Normally, jobs require you to do more, be persistent, and put in effort. While this is true for most jobs, trading is not one of them.
Trading is actually all about timing. And despite the truth in the phrase, trading more means more opportunities, it depends. To expound on these points, you must first understand that not trading is also a trading strategy. By not trading you are preserving your assets which you can trade when there is a better opportunity. Every trader must know when to trade and when not to trade. Here are some examples when it is recommended for you to sit back especially if you are a beginner at this.
During an Upcoming Speech
It is generally ill-advised to trade on a volatile market. The erratic movements increases the chances of loss for the trader. And one of the most common causes of volatility is market speeches. You can prepare yourself for these events by keeping updated with forex news portals. There articles and announcements will be made if there are upcoming speeches, especially if it’s going to be made by a leader of a central bank. These important people include the US’ Federal Reserve Bank head, Janet Yellen, the president of the European Central Bank, Mario Draghi, Bank of England’s governor, Mark Carney, and Bank of Japan’s leader, Haruhiko Kuroda. These are just some of the important heads of central banks which you should pay attention to so know which heads you should be wary of. It is crucial that you avoid volatility, especially if you’re new at trading. Instead you should anticipate the market’s movement after these turning event as it will usually pave way to a clearer and more predictable price movement.
During These Times
Predicting when not to trade can sometimes be tricky as you have to first do some research and get a feel of the market mood. However, there are definite times that are highly recommended for you not to trade and they are regular occurrences throughout the year. The first one are holidays. During bank holidays, you are not allowed to trade so you can really do nothing about it. If the holiday is overseas then it is advised that you not trade the currencies of the banks affected by that holiday. The reason behind this is because banks are the biggest contributors in the Forex market so their absence will create a big impact on the trading volume thus causing a probable volatility to the market. Another time that is ill-advised to trade in is during the opening and closing times in the market. The same logic follows as these times are where trading positions are closed or opened which causes volatility. Yet another time when it is not recommended to trade is during the month of December and Summer Holidays.
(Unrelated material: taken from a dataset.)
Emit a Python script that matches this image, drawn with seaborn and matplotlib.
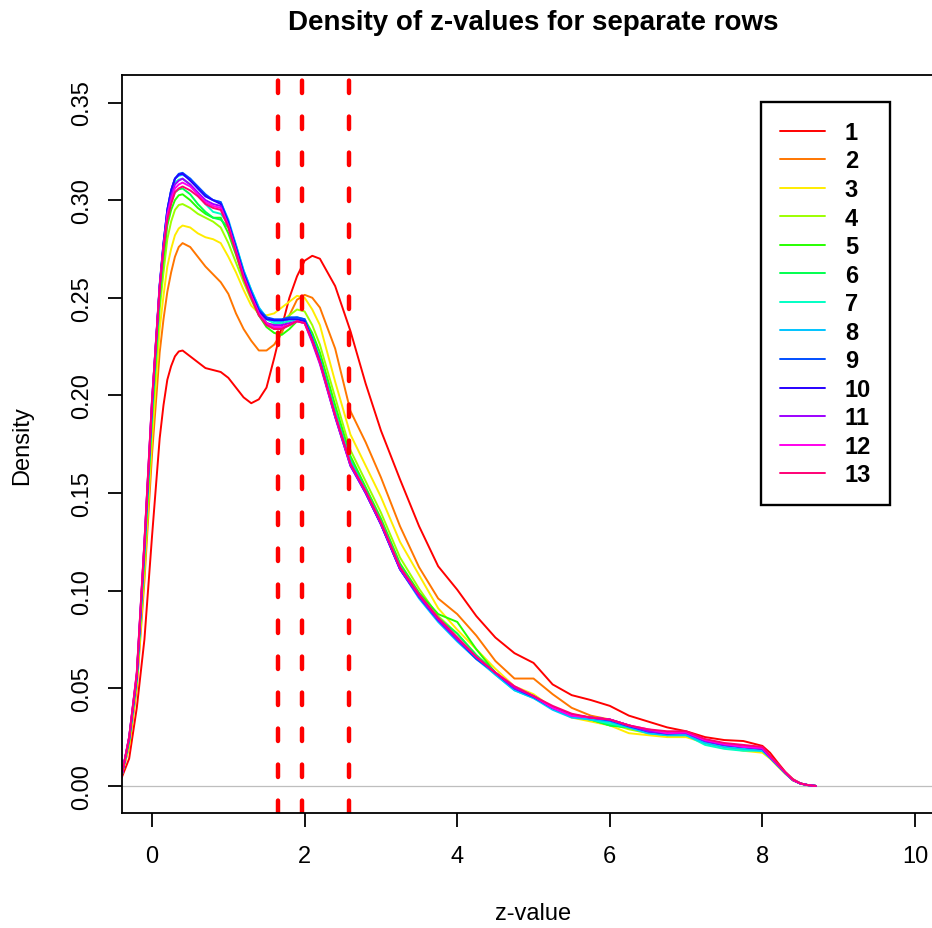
import numpy as np
import pandas as pd
import seaborn as sns
import matplotlib.pyplot as plt

z_grid = [-0.4, -0.3, -0.2, -0.1, 0.0, 0.1, 0.15, 0.2, 0.25, 0.3, 0.35, 0.4, 0.5, 0.6, 0.7, 0.8, 0.9,
          1.0, 1.1, 1.2, 1.3, 1.4, 1.5, 1.6, 1.7, 1.8, 1.9, 2.0, 2.1, 2.2, 2.4, 2.6,
          2.8, 3.0, 3.25, 3.5, 3.75, 4.0, 4.25, 4.5, 4.75, 5.0, 5.25, 5.5, 5.75, 6.0,
          6.25, 6.5, 6.75, 7.0, 7.25, 7.5, 7.75, 8.0, 8.1, 8.2, 8.3, 8.4, 8.5, 8.6, 8.7]

row_1 = [0.004, 0.014, 0.040, 0.075, 0.128, 0.178, 0.195, 0.208, 0.215, 0.220, 0.2225, 0.223, 0.220, 0.217, 0.214, 0.213, 0.212,
         0.209, 0.204, 0.199, 0.196, 0.198, 0.204, 0.219, 0.235, 0.250, 0.261, 0.269, 0.2715, 0.270, 0.256, 0.233,
         0.206, 0.182, 0.157, 0.133, 0.1125, 0.1005, 0.087, 0.076, 0.068, 0.063, 0.052, 0.0465, 0.044, 0.041,
         0.036, 0.033, 0.030, 0.028, 0.025, 0.0235, 0.023, 0.0205, 0.017, 0.012, 0.0072, 0.0035, 0.0013, 0.0004, 0.0]
row_2 = [0.005, 0.020, 0.050, 0.105, 0.170, 0.222, 0.239, 0.253, 0.263, 0.271, 0.276, 0.278, 0.276, 0.271, 0.266, 0.262, 0.258,
         0.252, 0.242, 0.234, 0.228, 0.223, 0.223, 0.226, 0.232, 0.241, 0.249, 0.2515, 0.250, 0.245, 0.224, 0.192,
         0.176, 0.158, 0.133, 0.112, 0.096, 0.088, 0.077, 0.064, 0.055, 0.055, 0.047, 0.040, 0.036, 0.034,
         0.031, 0.028, 0.027, 0.027, 0.023, 0.021, 0.020, 0.019, 0.015, 0.011, 0.0068, 0.003, 0.0012, 0.0004, 0.0]
row_3 = [0.005, 0.021, 0.052, 0.110, 0.178, 0.234, 0.251, 0.266, 0.275, 0.282, 0.2855, 0.287, 0.286, 0.283, 0.281, 0.280, 0.278,
         0.271, 0.263, 0.254, 0.246, 0.242, 0.241, 0.242, 0.245, 0.248, 0.251, 0.250, 0.244, 0.236, 0.207, 0.180,
         0.164, 0.148, 0.125, 0.108, 0.091, 0.080, 0.070, 0.060, 0.051, 0.047, 0.040, 0.035, 0.033, 0.031,
         0.027, 0.026, 0.025, 0.025, 0.022, 0.020, 0.018, 0.017, 0.014, 0.010, 0.0062, 0.0028, 0.0011, 0.0004, 0.0]
row_4 = [0.005, 0.022, 0.054, 0.115, 0.185, 0.244, 0.263, 0.280, 0.289, 0.295, 0.2975, 0.298, 0.296, 0.293, 0.291, 0.289, 0.286,
         0.278, 0.268, 0.258, 0.249, 0.241, 0.237, 0.236, 0.238, 0.241, 0.244, 0.243, 0.236, 0.226, 0.199, 0.172,
         0.156, 0.140, 0.117, 0.101, 0.087, 0.078, 0.067, 0.058, 0.050, 0.046, 0.040, 0.036, 0.034, 0.032,
         0.029, 0.027, 0.026, 0.026, 0.023, 0.021, 0.019, 0.018, 0.0145, 0.0105, 0.0065, 0.003, 0.0012, 0.0004, 0.0]
row_5 = [0.005, 0.023, 0.055, 0.118, 0.190, 0.250, 0.270, 0.287, 0.295, 0.300, 0.3025, 0.303, 0.300, 0.296, 0.293, 0.291, 0.291,
         0.283, 0.272, 0.260, 0.250, 0.241, 0.235, 0.232, 0.231, 0.234, 0.238, 0.239, 0.232, 0.222, 0.195, 0.169,
         0.153, 0.137, 0.114, 0.099, 0.088, 0.084, 0.070, 0.058, 0.050, 0.046, 0.040, 0.036, 0.034, 0.031,
         0.030, 0.028, 0.026, 0.026, 0.023, 0.021, 0.020, 0.019, 0.015, 0.011, 0.0066, 0.003, 0.0012, 0.0004, 0.0]
row_6 = [0.005, 0.024, 0.055, 0.120, 0.192, 0.253, 0.274, 0.291, 0.299, 0.304, 0.3055, 0.306, 0.303, 0.298, 0.294, 0.291, 0.290,
         0.286, 0.275, 0.262, 0.252, 0.243, 0.237, 0.234, 0.234, 0.236, 0.238, 0.238, 0.230, 0.219, 0.192, 0.167,
         0.152, 0.136, 0.113, 0.098, 0.086, 0.078, 0.067, 0.058, 0.050, 0.046, 0.040, 0.036, 0.034, 0.031,
         0.030, 0.028, 0.026, 0.027, 0.022, 0.020, 0.019, 0.018, 0.0145, 0.0105, 0.0065, 0.003, 0.0012, 0.0004, 0.0]
row_7 = [0.005, 0.024, 0.056, 0.121, 0.194, 0.255, 0.276, 0.294, 0.303, 0.309, 0.3105, 0.311, 0.308, 0.303, 0.298, 0.294, 0.293,
         0.288, 0.277, 0.264, 0.254, 0.245, 0.239, 0.237, 0.237, 0.238, 0.239, 0.238, 0.229, 0.218, 0.191, 0.166,
         0.151, 0.135, 0.112, 0.097, 0.085, 0.075, 0.066, 0.057, 0.049, 0.045, 0.040, 0.036, 0.034, 0.032,
         0.030, 0.027, 0.026, 0.026, 0.021, 0.019, 0.018, 0.018, 0.0145, 0.0105, 0.0065, 0.003, 0.0012, 0.0004, 0.0]
row_8 = [0.005, 0.024, 0.056, 0.122, 0.195, 0.256, 0.277, 0.295, 0.305, 0.311, 0.3125, 0.313, 0.311, 0.306, 0.302, 0.300, 0.299,
         0.290, 0.277, 0.264, 0.254, 0.245, 0.240, 0.238, 0.238, 0.239, 0.240, 0.239, 0.229, 0.218, 0.190, 0.166,
         0.151, 0.134, 0.111, 0.096, 0.084, 0.074, 0.065, 0.057, 0.049, 0.045, 0.039, 0.035, 0.034, 0.033,
         0.030, 0.027, 0.026, 0.026, 0.022, 0.020, 0.019, 0.018, 0.0145, 0.0105, 0.0065, 0.003, 0.0012, 0.0004, 0.0]
row_9 = [0.005, 0.024, 0.056, 0.122, 0.195, 0.256, 0.278, 0.295, 0.305, 0.311, 0.3135, 0.314, 0.311, 0.307, 0.303, 0.300, 0.299,
         0.289, 0.276, 0.263, 0.253, 0.244, 0.240, 0.239, 0.239, 0.240, 0.240, 0.239, 0.229, 0.218, 0.190, 0.165,
         0.150, 0.134, 0.111, 0.097, 0.085, 0.075, 0.065, 0.058, 0.050, 0.0455, 0.040, 0.0365, 0.035, 0.0335,
         0.0305, 0.028, 0.0267, 0.0273, 0.023, 0.021, 0.020, 0.019, 0.0147, 0.0108, 0.0068, 0.003, 0.0012, 0.0004, 0.0]
row_10 = [0.005, 0.025, 0.057, 0.124, 0.197, 0.257, 0.278, 0.295, 0.305, 0.311, 0.313, 0.3135, 0.310, 0.306, 0.302, 0.300, 0.298,
          0.288, 0.275, 0.262, 0.252, 0.243, 0.239, 0.2385, 0.2385, 0.239, 0.239, 0.238, 0.228, 0.217, 0.189, 0.164,
          0.150, 0.134, 0.111, 0.097, 0.085, 0.075, 0.066, 0.058, 0.050, 0.046, 0.040, 0.0365, 0.035, 0.034,
          0.031, 0.028, 0.027, 0.0275, 0.0232, 0.021, 0.020, 0.0192, 0.0148, 0.0108, 0.0068, 0.003, 0.0012, 0.0004, 0.0]
row_11 = [0.005, 0.025, 0.057, 0.124, 0.197, 0.256, 0.276, 0.293, 0.302, 0.308, 0.310, 0.311, 0.308, 0.304, 0.300, 0.298, 0.297,
          0.287, 0.274, 0.261, 0.251, 0.242, 0.237, 0.236, 0.236, 0.237, 0.238, 0.237, 0.227, 0.216, 0.189, 0.164,
          0.150, 0.134, 0.111, 0.097, 0.085, 0.075, 0.066, 0.058, 0.050, 0.046, 0.040, 0.036, 0.035, 0.034,
          0.031, 0.028, 0.027, 0.027, 0.023, 0.021, 0.020, 0.019, 0.0147, 0.0108, 0.0068, 0.003, 0.0012, 0.0004, 0.0]
row_12 = [0.005, 0.025, 0.058, 0.125, 0.198, 0.256, 0.276, 0.292, 0.300, 0.306, 0.308, 0.309, 0.307, 0.303, 0.299, 0.297, 0.296,
          0.287, 0.274, 0.261, 0.251, 0.242, 0.237, 0.235, 0.235, 0.236, 0.238, 0.237, 0.228, 0.217, 0.190, 0.165,
          0.151, 0.135, 0.112, 0.098, 0.086, 0.076, 0.066, 0.058, 0.051, 0.046, 0.040, 0.036, 0.035, 0.034,
          0.031, 0.029, 0.027, 0.0275, 0.0235, 0.0215, 0.020, 0.0195, 0.015, 0.011, 0.0068, 0.003, 0.0012, 0.0004, 0.0]
row_13 = [0.005, 0.025, 0.058, 0.125, 0.198, 0.255, 0.275, 0.290, 0.298, 0.304, 0.306, 0.307, 0.305, 0.302, 0.298, 0.296, 0.295,
          0.286, 0.273, 0.260, 0.250, 0.241, 0.236, 0.234, 0.234, 0.236, 0.238, 0.237, 0.228, 0.217, 0.190, 0.165,
          0.151, 0.135, 0.112, 0.098, 0.086, 0.076, 0.066, 0.058, 0.051, 0.046, 0.041, 0.037, 0.035, 0.034,
          0.031, 0.029, 0.028, 0.028, 0.024, 0.022, 0.021, 0.020, 0.0155, 0.0112, 0.007, 0.0032, 0.0013, 0.0004, 0.0]

row_labels = ["1", "2", "3", "4", "5", "6", "7", "8", "9", "10", "11", "12", "13"]
# R rainbow(13)
row_colors = ["#FF0000", "#FF7600", "#FFEC00", "#9DFF00", "#27FF00", "#00FF4E", "#00FFC4",
              "#00C4FF", "#004EFF", "#2700FF", "#9D00FF", "#FF00EC", "#FF0076"]
z_cuts = [1.645, 1.96, 2.576]
x_ticks = [0, 2, 4, 6, 8, 10]
y_ticks = [0.00, 0.05, 0.10, 0.15, 0.20, 0.25, 0.30, 0.35]
y_tick_labels = ["0.00", "0.05", "0.10", "0.15", "0.20", "0.25", "0.30", "0.35"]

rows = [row_1, row_2, row_3, row_4, row_5, row_6, row_7, row_8, row_9, row_10, row_11, row_12, row_13]
df = pd.concat([pd.DataFrame({"z": z_grid, "density": r, "row": lab})
                for lab, r in zip(row_labels, rows)], ignore_index=True)

sns.set_theme(style="ticks")
plt.rcParams["font.family"] = ["Liberation Sans", "DejaVu Sans"]
plt.rcParams["text.color"] = "black"
plt.rcParams["axes.labelcolor"] = "black"

fig = plt.figure(figsize=(9.32, 9.29), dpi=100)
ax = fig.add_axes([0.1304, 0.1235, 0.8841, 0.7945])

sns.lineplot(data=df, x="z", y="density", hue="row", hue_order=row_labels,
             palette=row_colors, sort=False, estimator=None, linewidth=1.4,
             legend=False, ax=ax)
curve_lines = list(ax.get_lines())
for ln in curve_lines:
    ln.set_solid_joinstyle("round")

ax.axhline(0, color="#BEBEBE", lw=0.9, zorder=0)
for z in z_cuts:
    ax.axvline(z, color="red", lw=3.2, linestyle=(0, (2.8, 5.3)),
               dash_capstyle="round")

ax.set_xlim(-0.4, 10.4)
ax.set_ylim(-0.014, 0.364)
ax.set_xticks(x_ticks)
ax.set_yticks(y_ticks)
ax.set_yticklabels(y_tick_labels, rotation=90, va="center")
ax.tick_params(direction="out", length=10, width=1.3, labelsize=17,
               colors="black", labelcolor="black")
ax.tick_params(axis="x", pad=13)
ax.tick_params(axis="y", pad=10.4)
for sp in ax.spines.values():
    sp.set_visible(True)
    sp.set_color("black")
    sp.set_linewidth(1.3)

ax.set_xlabel("z-value", fontsize=17, va="center", color="black")
ax.xaxis.set_label_coords(0.5, -(913 - 814) / 736)
ax.set_ylabel("Density", fontsize=17, va="center", color="black")
ax.yaxis.set_label_coords((22 - 121.5) / 824, 0.5)
ax.set_title("Density of z-values for separate rows", fontsize=20,
             fontweight="bold", pad=33, color="black")

leg = ax.legend(curve_lines, row_labels, loc="upper left",
                bbox_to_anchor=(761 / 932, 1 - 103 / 929), bbox_transform=fig.transFigure,
                frameon=True, fancybox=False, edgecolor="black", framealpha=1,
                prop={"weight": "bold", "size": 17}, handlelength=1.9,
                handletextpad=0.85, labelspacing=0.235, borderpad=0.8, borderaxespad=0)
leg.get_frame().set_linewidth(1.7)
for t in leg.get_texts():
    t.set_color("black")

fig.savefig("out.png", dpi=100)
This is because these times are when most bank staff, private traders, and market participants take their holidays. This means that there is a slow down in the market due to fewer participants.
During Emotional Times
Being a emotional trader is one of the best ways to get bankrupt in this profession. One of the most essential traits of someone in this industry is their capacity to control their emotions. Because if you let your emotions get the best of you then you are headed for your doom. For example, you lost in a trade and to compensate, you immediately trade again in the hopes of a better outcome. However, because of you traded just because of your desire to get back what you’ve lost immediately then chances are you’re gonna lose that too. What’s more is when you trade while in an emotional turmoil. For example you’re having a bad day or something unfortunate happened such as breaking up with a partner or family issues or getting in a fight with someone. Whatever it is, if you trade with your mental health not in the best shape, then you’ll lose more than you can afford. Trading requires all of neurons working especially because it is done with split-second decisions and well thought-out strategies. Again, never trade emotionally!
In general, what you need to remember in trading is that it’s not always more and more. It’s also about moderation. So trade with care and be smart about your decisions.